We can now find the value of $x$ which gives the maximum value of $E(\ln X)$ by setting the derivative, equation 9, equal to zero. Hence,

$\begin{equation*} \begin{alignat}{2} &&0 &= \frac{pb}{1+bx} - \frac{1-p}{1-x} \\ \\ &\implies\quad &(1-p)(1+bx) &= pb(1-x) \\ \\ &\implies\quad &(1-p) - pb &= -(1-p)bx - pbx \\ \\ &\implies\quad &bx &= pb + p - 1 \end{alignat} \end{equation*}$

(10) $\begin{equation*} \begin{alignat}{2} &\implies\quad &x &= \frac{pb - (1-p)}{b} \end{alignat} \end{equation*}$

This important result is known as the Kelly criterion. It gives the optimal value of $x$ , the fraction of our bankroll that we should bet in order to maximise the average rate of return per bet, given the probability $p$ of winning the bet and the profit multiple $b$ .

It should be noted that the Kelly criterion says what to do to maximise the average rate of return in the long run. That is to say, the more and more bets you make the better off you will be compared to anyone else who uses a different staking system. In the short term, there can be quite a bit of fluctuation in your bankroll.

As a final point, it also says to only gamble if you have an edge – and there are no casino games like that.

Further exercises

Prove that when the odds are not in your favour, i.e. negative edge, you will go bankrupt in the long run. You must write a correct mathematical proof and use correct mathematical notation.

Research the Martingale betting system, and prove mathematically that unless there is an edge it leads to bankruptcy in the long run. Pick two more betting systems and prove the same thing.

Write a 2,000 word report about a situation in a casino which would give you an edge. Two examples you could write about are card-counting in Blackjack and edge-sorting in Baccarat. Include relevent maths.

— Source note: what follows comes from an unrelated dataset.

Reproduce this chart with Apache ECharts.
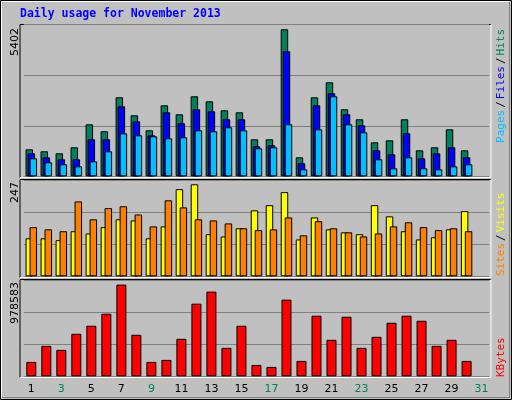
<!DOCTYPE html><html><head><meta charset="utf-8">
<script src="https://cdn.jsdelivr.net/npm/echarts@6/dist/echarts.min.js"></script>
<style>html,body{margin:0;padding:0;background:#c0c0c0}#c{width:512px;height:400px}</style></head><body><div id="c"></div>
<script>
const days = ['1','2','3','4','5','6','7','8','9','10','11','12','13','14','15','16','17','18','19','20','21','22','23','24','25','26','27','28','29','30','31'];
const weekend = ['2','3','9','10','16','17','23','24','30','31'];
const hits = [992,919,845,1066,1911,1654,2903,2242,1690,2609,2278,2940,2756,2425,2352,1360,1360,5402,698,2903,3454,2462,2095,1249,1323,2095,955,1066,1727,955,null];
const files = [845,698,625,625,1360,1360,2572,2021,1507,2352,1948,2462,2389,2095,2095,1102,1139,4594,478,2609,3050,2278,1874,955,808,1580,661,845,1066,698,null];
const pages = [661,514,441,367,551,919,1580,1507,1470,1396,1433,1690,1654,1801,1690,1029,1066,1911,257,1727,2940,1911,1617,625,294,698,294,257,367,441,null];
const visits = [102,102,97,121,115,132,153,150,102,134,234,247,113,107,129,177,191,226,99,158,126,118,113,191,161,121,99,105,126,175,null];
const sites = [132,126,121,201,153,183,188,166,134,204,185,153,150,142,129,124,126,158,110,148,129,118,107,115,134,145,132,124,129,121,null];
const kbytes = [153553,324961,282109,453517,539221,667777,978583,442804,153553,174979,399952,774907,903463,303535,539221,121414,99988,817759,164266,646351,389239,635638,303535,421378,571360,646351,592786,324961,389239,164266,null];
const maxLabels = ['5402','247','978583'];

const ch = echarts.init(document.getElementById('c'));
const L=23.8, R=22.9;
const grids=[{left:L,right:R,top:24.7,height:151.6},{left:L,right:R,top:180.3,height:96},{left:L,right:R,top:280.3,height:96}];
const maxes=[5402*151.6/147, 247*96/92, 978583*96/91.7];
const bs={borderColor:'#000',borderWidth:1};
function xa(i){return {type:'category',gridIndex:i,data:days,boundaryGap:true,axisLine:{show:false},axisTick:{show:false},
  axisLabel:{show:i===2,margin:7,fontFamily:'DejaVu Sans',fontSize:11,color:(v)=>weekend.includes(v)?'#00805c':'#000'}};}
function ya(i){return {type:'value',gridIndex:i,min:0,max:maxes[i],interval:maxes[i]/3,axisLine:{show:false},axisTick:{show:false},axisLabel:{show:false},
  splitLine:{show:true,lineStyle:{color:'#808080',width:1}}};}
function frame(g,y0,y1){const x0=20,x1=491;return [
  {type:'line',shape:{x1:x0,y1:y0,x2:x1,y2:y0},style:{stroke:'#000',lineWidth:1}},
  {type:'line',shape:{x1:x0,y1:y0,x2:x0,y2:y1},style:{stroke:'#000',lineWidth:1}},
  {type:'line',shape:{x1:x0,y1:y1,x2:x1,y2:y1},style:{stroke:'#fff',lineWidth:1}},
  {type:'line',shape:{x1:x1,y1:y0,x2:x1,y2:y1},style:{stroke:'#fff',lineWidth:1}}];}
const mono='DejaVu Sans Mono';
ch.setOption({
  animation:false,backgroundColor:'#c0c0c0',
  grid:grids,xAxis:[xa(0),xa(1),xa(2)],yAxis:[ya(0),ya(1),ya(2)],
  series:[
    {type:'bar',xAxisIndex:0,yAxisIndex:0,data:hits,barWidth:7.5,barGap:'-73%',itemStyle:{color:'#00805c',...bs}},
    {type:'bar',xAxisIndex:0,yAxisIndex:0,data:files,barWidth:7.5,barGap:'-73%',itemStyle:{color:'#0000ff',...bs}},
    {type:'bar',xAxisIndex:0,yAxisIndex:0,data:pages,barWidth:7.5,barGap:'-73%',itemStyle:{color:'#00c0ff',...bs}},
    {type:'bar',xAxisIndex:1,yAxisIndex:1,data:visits,barWidth:7.5,barGap:'-47%',itemStyle:{color:'#ffff00',...bs}},
    {type:'bar',xAxisIndex:1,yAxisIndex:1,data:sites,barWidth:7.5,barGap:'-47%',itemStyle:{color:'#ff8000',...bs}},
    {type:'bar',xAxisIndex:2,yAxisIndex:2,data:kbytes,barWidth:10,itemStyle:{color:'#ff0000',...bs}}
  ],
  graphic:[
    {type:'rect',shape:{x:0.5,y:0.5,width:511,height:399},style:{fill:'none',stroke:'#000',lineWidth:1},silent:true},
    {type:'line',shape:{x1:1.5,y1:1.5,x2:510,y2:1.5},style:{stroke:'#fff'}},
    {type:'line',shape:{x1:1.5,y1:1.5,x2:1.5,y2:398},style:{stroke:'#fff'}},
    {type:'line',shape:{x1:1.5,y1:397.5,x2:510,y2:397.5},style:{stroke:'#808080'}},
    {type:'line',shape:{x1:509.5,y1:1.5,x2:509.5,y2:398},style:{stroke:'#808080'}},
    ...frame(0,24.5,177.5),...frame(1,179.5,277.5),...frame(2,279.5,377.5),
    {type:'text',left:20,top:8,style:{text:'Daily usage for November 2013',fill:'#0000ff',font:'bold 11.5px "'+mono+'"'}},
    {type:'text',x:15,y:28,rotation:Math.PI/2,style:{text:maxLabels[0],fill:'#000',font:'11px "DejaVu Sans"',align:'right',verticalAlign:'middle'}},
    {type:'text',x:15,y:182,rotation:Math.PI/2,style:{text:maxLabels[1],fill:'#000',font:'11px "DejaVu Sans"',align:'right',verticalAlign:'middle'}},
    {type:'text',x:15,y:282,rotation:Math.PI/2,style:{text:maxLabels[2],fill:'#000',font:'11px "DejaVu Sans"',align:'right',verticalAlign:'middle'}},
    {type:'text',x:501,y:29,rotation:Math.PI/2,style:{text:'{p|Pages}{s|/}{f|Files}{s|/}{h|Hits}',align:'right',verticalAlign:'middle',font:'11px "'+mono+'"',
      rich:{p:{fill:'#00c0ff',font:'11px "'+mono+'"'},f:{fill:'#0000ff',font:'11px "'+mono+'"'},h:{fill:'#00805c',font:'11px "'+mono+'"'},s:{fill:'#000',font:'11px "'+mono+'"',padding:[0,2]}}}},
    {type:'text',x:501,y:276,rotation:Math.PI/2,style:{text:'{o|Sites}{s|/}{y|Visits}',align:'left',verticalAlign:'middle',font:'11px "'+mono+'"',
      rich:{o:{fill:'#ff8000',font:'11px "'+mono+'"'},y:{fill:'#ffff00',font:'11px "'+mono+'"'},s:{fill:'#000',font:'11px "'+mono+'"',padding:[0,2]}}}},
    {type:'text',x:501,y:377,rotation:Math.PI/2,style:{text:'KBytes',fill:'#ff0000',align:'left',verticalAlign:'middle',font:'11px "'+mono+'"'}}
  ]
});
</script></body></html>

So far we have looked at the idealised case where the true odds of winning the bet are known to you. Describe some scenarios where the true odds change but are not known fully, possibly a piece of insider information regarding a horse running in a race – you can pick as many examples as you wish. How would you deal with these situations quantitatively? Try and think like a physicist when investigating this.

The simple derivation here considered a simple bet where you have an edge. Think about other situations, such as a horse race where you have an edge on several horses. How would the Kelly criterion be modified for this? Pick two more situations, describe them and explain how the Kelly criterion would apply.